I finished Georgette Heyer’s novel Lady of Quality last night, and it was such a pleasurable read! I don’t feel like doing a proper review, still suffering as I am from insomnia and general all-around crankiness, but I do want to say that I’ll have to find myself some more Georgette Heyer books because this was just so much fun.
It was a quiet book, about a 29-year-old woman named Annis living in Bath in the regency period, so, say, around 1810-1820 or so. She has recently left the home of her brother and his wife and family and has set up on her own, a mildly scandalous move for a woman people are beginning to call a spinster but who is still quite young.

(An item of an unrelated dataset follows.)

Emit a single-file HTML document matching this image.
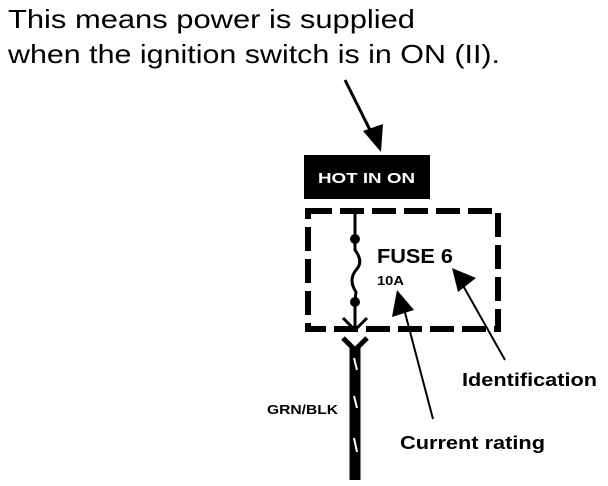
<!DOCTYPE html>
<html><head><style>body{margin:0;background:#fff}svg{display:block}</style></head><body>
<svg width="608" height="486" viewBox="0 0 608 486" xmlns="http://www.w3.org/2000/svg">
<g font-family="Liberation Sans, sans-serif">
<text x="8" y="28" font-size="26" textLength="407" lengthAdjust="spacingAndGlyphs">This means power is supplied</text>
<text x="8" y="63" font-size="26" textLength="492" lengthAdjust="spacingAndGlyphs">when the ignition switch is in ON (II).</text>
</g>
<line x1="345" y1="80" x2="372" y2="134" stroke="#000" stroke-width="3"/>
<polygon points="363,131 383,124 381,152" fill="#000"/>
<rect x="304" y="155" width="126" height="44" fill="#000"/>
<text x="318" y="183" font-family="Liberation Sans, sans-serif" font-size="15" font-weight="bold" fill="#fff" textLength="97" lengthAdjust="spacingAndGlyphs">HOT IN ON</text>
<rect x="308" y="211" width="190" height="118" fill="none" stroke="#000" stroke-width="6" stroke-dasharray="24,8"/>
<path d="M355 211 V240 M355 240 V250 Q364 262 356 270 Q348 280 356 292 L355 300 V330" fill="none" stroke="#000" stroke-width="3"/>
<circle cx="355" cy="239" r="5" fill="#000"/>
<circle cx="355" cy="302" r="5" fill="#000"/>
<path d="M343 318 L355 330 L367 318" fill="none" stroke="#000" stroke-width="3"/>
<text x="377" y="263" font-family="Liberation Sans, sans-serif" font-size="20" font-weight="bold" textLength="76" lengthAdjust="spacingAndGlyphs">FUSE 6</text>
<text x="377" y="285" font-family="Liberation Sans, sans-serif" font-size="13" font-weight="bold" textLength="27" lengthAdjust="spacingAndGlyphs">10A</text>
<line x1="433" y1="419" x2="403" y2="305" stroke="#000" stroke-width="2"/>
<polygon points="397,290 392,317 414,310" fill="#000"/>
<line x1="505" y1="360" x2="461" y2="282" stroke="#000" stroke-width="2"/>
<polygon points="452,268 458,292 476,278" fill="#000"/>
<path d="M343 338 L355 350 L367 338" fill="none" stroke="#000" stroke-width="5"/>
<line x1="355" y1="348" x2="355" y2="480" stroke="#000" stroke-width="11"/>
<g stroke="#fff" stroke-width="2">
<line x1="354" y1="358" x2="357" y2="370"/>
<line x1="354" y1="396" x2="357" y2="408"/>
<line x1="354" y1="438" x2="357" y2="452"/>
</g>
<g font-family="Liberation Sans, sans-serif" font-weight="bold">
<text x="267" y="414" font-size="13" textLength="71" lengthAdjust="spacingAndGlyphs">GRN/BLK</text>
<text x="462" y="386" font-size="18" textLength="135" lengthAdjust="spacingAndGlyphs">Identification</text>
<text x="400" y="449" font-size="18" textLength="145" lengthAdjust="spacingAndGlyphs">Current rating</text>
</g>
</svg>
</body></html>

She is smart and beautiful with wit and a satirical sense of humor; she has received several offers of marriage, but none from any man who really impressed her.
Into her life come Lucilla and Ninian, two young people in their late teens; Lucilla has run away from home to avoid parental pressure to marry Ninian, and Ninian accompanies her to keep her safe. Chance brings Lucilla to Annis’s house, and the rest of the novel is about what to do with the girl, who decides she will not return home and who comes to love Bath and the pleasures it offers. She also brings her uncle on the scene, the rakish and rude but still mysteriously charming Oliver Carleton. Annis has never met a man quite like him before.
One of the interesting things about the book is the way Annis seems like an early example of the “excellent woman” phenomenon of which Barbara Pym wrote so well. Everyone wants to turn Annis into an “excellent woman,” one of those unmarried women who spend their lives taking care of others. They believe she should have stayed at home with her brother, enjoying his “protection” and helping to take care of his children. An independent woman who lives for herself is almost too much for people of the time to comprehend. Living on her own and according to her own wishes is acceptable only because Annis has some money and has the stubbornness and high spirits to insist upon it; otherwise, she would surely find herself drawn into other people’s lives and into their houses, away from her own. But she works very hard to keep her independence and to ward off the prying, meddling people who want to take up her time and attention.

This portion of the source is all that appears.